DATASET SECTION:
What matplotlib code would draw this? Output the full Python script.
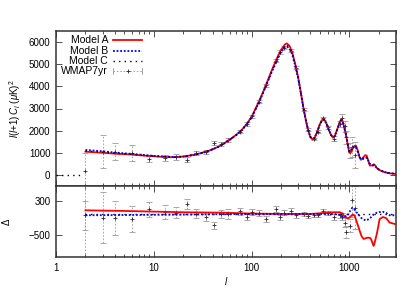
import numpy as np
import matplotlib
matplotlib.use('Agg')
import matplotlib.pyplot as plt

plt.rcParams['font.family'] = ['Liberation Sans', 'DejaVu Sans']
plt.rcParams['font.size'] = 7
plt.rcParams['mathtext.fontset'] = 'custom'
plt.rcParams['mathtext.rm'] = 'Liberation Sans'
plt.rcParams['mathtext.it'] = 'Liberation Sans:italic'

# model spectra, D_l = l(l+1)C_l/2pi in uK^2
l_model = [2, 3, 4, 6, 8, 10, 13, 16, 20, 25, 30, 37, 45, 50, 60, 70, 80, 90, 100,
           120, 140, 160, 180, 200, 220, 230, 245, 260, 280, 300, 320, 340, 360, 380,
           400, 420, 440, 470, 500, 530, 550, 580, 610, 650, 680, 710, 750, 800, 830,
           850, 880, 920, 960, 1000, 1030, 1080, 1130, 1170, 1220, 1270, 1316, 1380,
           1450, 1500, 1560, 1620, 1700, 1780, 1830, 1900, 2000, 2100, 2300, 2600, 3000]
model_a = [1050, 1000, 960, 920, 870, 840, 810, 800, 830, 900, 980, 1100, 1260, 1370,
           1600, 1820, 2050, 2330, 2620, 3350, 4050, 4700, 5230, 5650, 5900, 5940, 5820,
           5550, 5000, 4400, 3700, 3000, 2450, 2000, 1700, 1600, 1650, 1950, 2300, 2500,
           2520, 2350, 2080, 1800, 1680, 1750, 2050, 2400, 2520, 2450, 2200, 1850, 1400,
           1000, 990, 1180, 1310, 1320, 1100, 800, 680, 780, 890, 880, 650, 420, 430,
           480, 440, 320, 240, 190, 120, 70, 45]
model_b = [1130, 1070, 1010, 950, 900, 860, 830, 810, 830, 890, 970, 1090, 1250, 1360,
           1590, 1800, 2030, 2300, 2590, 3300, 4000, 4620, 5130, 5550, 5780, 5800, 5700,
           5450, 4920, 4340, 3660, 2980, 2440, 2010, 1720, 1630, 1680, 1960, 2290, 2480,
           2500, 2340, 2080, 1810, 1700, 1760, 2040, 2380, 2480, 2420, 2180, 1850, 1430,
           1050, 1080, 1250, 1290, 1230, 1050, 820, 700, 720, 780, 780, 650, 500, 430,
           420, 400, 330, 250, 200, 130, 80, 50]
model_c = [1080, 1030, 980, 930, 880, 850, 820, 805, 830, 895, 975, 1095, 1255, 1365,
           1595, 1810, 2040, 2310, 2600, 3320, 4020, 4660, 5180, 5600, 5830, 5860, 5760,
           5500, 4960, 4370, 3680, 2990, 2445, 2005, 1710, 1615, 1665, 1955, 2295, 2490,
           2510, 2345, 2080, 1805, 1690, 1755, 2045, 2390, 2500, 2435, 2190, 1850, 1415,
           1030, 1040, 1210, 1300, 1270, 1070, 810, 690, 750, 830, 830, 650, 470, 430,
           450, 420, 325, 245, 195, 125, 75, 48]
# model C monopole/dipole part (zero below l=2)
l_c_low = [1, 1.9]
model_c_low = [0, 0]

# model residuals (lower panel)
l_resid = [2, 5, 10, 20, 50, 100, 200, 400, 600, 700, 800, 860, 893, 967, 985, 1071,
           1130, 1225, 1324, 1355, 1400, 1490, 1550, 1640, 1676, 1770, 1800, 1915,
           2040, 2205, 2390, 2580, 3000]
resid_a = [85, 70, 55, 40, 30, 10, 0, 0, 30, 40, 40, 0, -70, -100, -100, -20, -30,
           -270, -500, -540, -580, -560, -550, -560, -600, -740, -700, -450, -120, -70,
           -100, -200, -240]
resid_b = [-30, -25, -20, -15, -5, 0, 0, 0, 0, 0, -20, -70, -60, -30, 20, 145, 100, 0,
           -90, -110, -130, -150, -130, -90, -70, -10, 0, 30, 45, 50, 20, -30, -30]

# WMAP 7-year band powers
l_wmap = [2, 3, 4, 6, 9, 13, 17, 22, 27, 34, 41, 49, 57, 76, 90, 101, 120, 141, 176,
          196, 217, 254, 286, 341, 378, 431, 477, 537, 604, 689, 794, 839, 893, 929,
          1005, 1071, 1130]
d_wmap = [180, 1050, 1050, 980, 740, 770, 820, 690, 980, 1050, 1440, 1400, 1580, 1950,
          2300, 2650, 3300, 4050, 5150, 5550, 5750, 5600, 4850, 2950, 2050, 1620, 1950,
          2550, 2150, 1640, 2300, 2550, 2200, 1700, 1100, 1250, 900]
d_err = [820, 750, 390, 350, 170, 150, 130, 110, 100, 90, 90, 80, 80, 70, 70, 70, 70,
         70, 70, 70, 70, 70, 70, 60, 60, 60, 60, 70, 70, 100, 150, 200, 250, 300, 350,
         450, 600]
delta_wmap = [-30, -90, -90, -110, 105, 50, 30, 235, 0, -60, -260, 0, 0, 60, -70, 45,
              30, -120, 105, -80, 30, 70, -30, 0, -40, -30, -30, 70, 20, -70, -30, -60,
              -200, -420, -270, 330, 150]
delta_err = [340, 590, 390, 300, 165, 165, 135, 115, 105, 100, 80, 95, 120, 85, 80, 80,
             70, 70, 70, 65, 60, 60, 55, 50, 50, 45, 45, 50, 55, 60, 70, 90, 110, 130,
             150, 400, 500]
quad_l = [2]
quad_delta = [-200]
quad_err = [1200]

red = '#ff0000'
blue = '#0000ff'
grey = '#9a9a9a'
mark = '#2a2a2a'
frame = '#333333'

fig = plt.figure(figsize=(4.15, 2.91), dpi=100)
ax1 = fig.add_axes([56 / 415, (291 - 186) / 291, 340 / 415, 155 / 291])
ax2 = fig.add_axes([56 / 415, (291 - 257) / 291, 340 / 415, 71 / 291])

# upper panel
ax1.errorbar(l_wmap, d_wmap, yerr=d_err, fmt='none', ecolor=grey, elinewidth=0.6,
             capsize=2, capthick=0.6)
for c in ax1.containers:
    for lc in c.lines[2]:
        lc.set_linestyle((0, (2, 2)))
ax1.plot(l_wmap, d_wmap, '+', color=mark, ms=3.5, mew=0.6, zorder=4)
ax1.plot(l_model, model_a, color=red, lw=1.3, zorder=5)
ax1.plot(l_model, model_b, color=blue, lw=1.3, ls=(0, (1, 1)), zorder=6)
ax1.plot(l_model, model_c, color='black', lw=1.0, ls=(0, (1, 3)), zorder=7)
ax1.plot(l_c_low, model_c_low, color='black', lw=1.0, ls=(0, (1, 3)), zorder=7)

ax1.set_xscale('log')
ax1.set_xlim(1, 3000)
ax1.set_ylim(-500, 6500)
ax1.set_yticks([0, 1000, 2000, 3000, 4000, 5000, 6000])
ax1.tick_params(labelbottom=False)
ax1.set_ylabel(r'$l(l$+1$)\,C_l$ ($\mu$K)$^2$', labelpad=4)

# legend drawn by hand, gnuplot style
tx, x0, x1 = 0.153, 0.168, 0.253
rows = [0.942, 0.873, 0.806, 0.740]
labels = ['Model A', 'Model B', 'Model C', 'WMAP7yr']
for y, lab in zip(rows, labels):
    ax1.text(tx, y, lab, transform=ax1.transAxes, ha='right', va='center', fontsize=7.5)
ax1.plot([x0, x1], [rows[0]] * 2, color=red, lw=1.3, transform=ax1.transAxes)
ax1.plot([x0, x1], [rows[1]] * 2, color=blue, lw=1.3, ls=(0, (1, 1)), transform=ax1.transAxes)
ax1.plot([x0, x1], [rows[2]] * 2, color='black', lw=1.0, ls=(0, (1, 3)), transform=ax1.transAxes)
ax1.plot([x0, x1], [rows[3]] * 2, color=grey, lw=0.6, ls=(0, (2, 2)), transform=ax1.transAxes)
for xe in (x0, x1):
    ax1.plot([xe, xe], [rows[3] - 0.02, rows[3] + 0.02], color=grey, lw=0.6,
             transform=ax1.transAxes)
ax1.plot([(x0 + x1) / 2], [rows[3]], '+', color=mark, ms=3.5, mew=0.6,
         transform=ax1.transAxes)

# lower panel
ax2.errorbar(l_wmap, delta_wmap, yerr=delta_err, fmt='none', ecolor=grey,
             elinewidth=0.6, capsize=2, capthick=0.6)
ax2.errorbar(quad_l, quad_delta, yerr=quad_err, fmt='none', ecolor=grey,
             elinewidth=0.6, capsize=0)
for c in ax2.containers:
    for lc in c.lines[2]:
        lc.set_linestyle((0, (2, 2)))
ax2.plot(l_wmap, delta_wmap, '+', color=mark, ms=3.5, mew=0.6, zorder=4)
ax2.plot(l_resid, resid_a, color=red, lw=1.3, zorder=5)
ax2.plot(l_resid, resid_b, color=blue, lw=1.3, ls=(0, (1, 1)), zorder=6)
ax2.plot([2, 3000], [0, 0], color='black', lw=1.0, ls=(0, (1, 3)), zorder=3)

ax2.set_xscale('log')
ax2.set_xlim(1, 3000)
ax2.set_ylim(-1000, 650)
ax2.set_yticks([300, -500])
ax2.set_xticks([1, 10, 100, 1000])
ax2.set_xticklabels(['1', '10', '100', '1000'])
ax2.set_xlabel(r'$l$', labelpad=2)
ax2.set_ylabel(r'$\Delta$', labelpad=12)

for ax in (ax1, ax2):
    for s in ax.spines.values():
        s.set_color(frame)
        s.set_linewidth(1.1)
    ax.tick_params(which='both', direction='in', top=True, right=True, color=frame,
                   width=0.6)
    ax.tick_params(which='major', length=4, pad=4)
    ax.tick_params(which='minor', length=2)

fig.savefig('out.png', dpi=100)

WRITTEN INSTRUCTION: Starting with the first line of the data above and ending with the line containing "plt.rcParams['mathtext.it'] = 'Liberation", please restate every line exactly, leaving images out.

SOLUTION FOR THIS TASK:
What matplotlib code would draw this? Output the full Python script.
import numpy as np
import matplotlib
matplotlib.use('Agg')
import matplotlib.pyplot as plt

plt.rcParams['font.family'] = ['Liberation Sans', 'DejaVu Sans']
plt.rcParams['font.size'] = 7
plt.rcParams['mathtext.fontset'] = 'custom'
plt.rcParams['mathtext.rm'] = 'Liberation Sans'
plt.rcParams['mathtext.it'] = 'Liberation Sans:italic'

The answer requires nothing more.